Préfaces, décembre 1990
Homère, on le sait, était l’éducateur de la Grèce, le symbole le plus prégnant de l’hellénisme. Platon, qui pour les néo-platoniciens n’était pas un philosophe, mais un « hiérophante », un porteur de Révélation, avait condamné Homère. En un temps – le IIIe siècle de notre ère – où l’hellénisme était menacé, pas question d’abandonner le poète : il fallait donc lui faire dire ce que disait Platon. D’où l’allégorie. Des onze vers par lesquels l’Odyssée décrit l’antre des Nymphes, Porphyre s’emploie à fournir, en seize pages, une exégèse allégorique qui en fait un texte néoplatonicien.
Pour deux raisons au moins, il était utile de publier, avec une traduction, ce texte difficilement accessible. D’abord, il ne devrait pas laisser indifférents tous ceux qui s’intéressent aux problèmes de l’exégèse, à qui les brefs repères conceptuels et historiques fournis par G. Lardreau seront utiles. Cette importante introduction (63 p.) justifie à un autre titre la publication d’une œuvre mineure d’un philosophe souvent jugé secondaire.

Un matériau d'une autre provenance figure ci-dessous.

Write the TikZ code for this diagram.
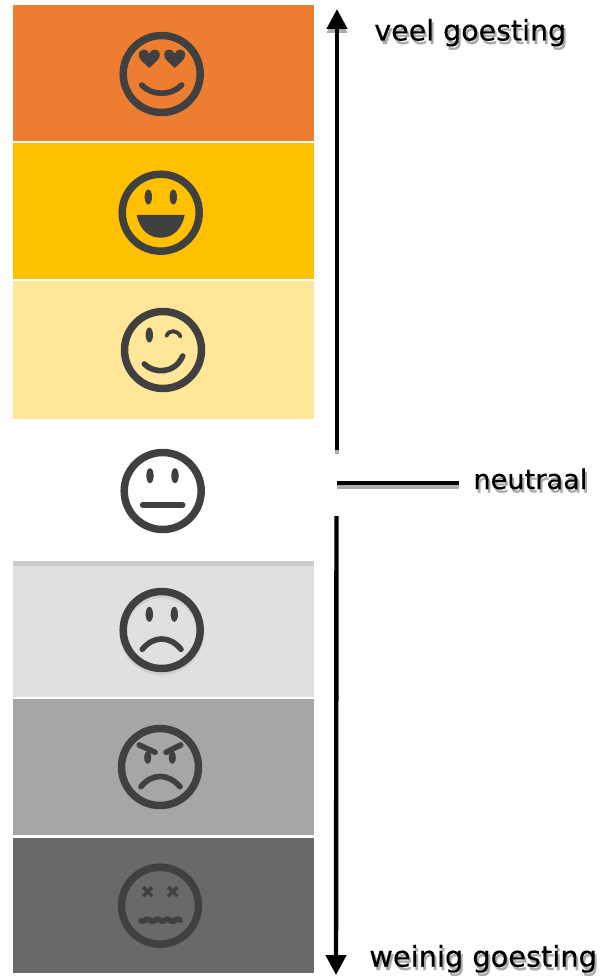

G. Lardreau restitue à Porphyre sa place, qui est majeure, dans l’histoire de la pensée.
Porphyre est en effet tout à la fois l’intermédiaire de Plotin ; l’homme par lequel « se sont noués le destin de la logique aristotélicienne et celui de l’Occident » (p. 12) ; l’introducteur en philosophie des « Oracles chaldaïques », cette Révélation ; l’une des racines de la théologie trinitaire ; enfin, l’un des chaînons de la transmission de la philosophie grecque au monde arabe, d’où elle nous reviendra.
Surtout, le long texte de G. Lardreau introduit le lecteur au cœur de ce qui a été le problème fondamental du néo-platonisme, « celui de tenir, à la fois, l’absolue transcendance de l’un (sans quoi il ne serait pas un), et sa radicale immanence au multiple (sans quoi il n’y aurait pas de multiple) » (p. 15). Question qui traverse toute la métaphysique ; et à lire G. Lardreau, on retire l’impression que c’est encore aujourd’hui une question ouverte.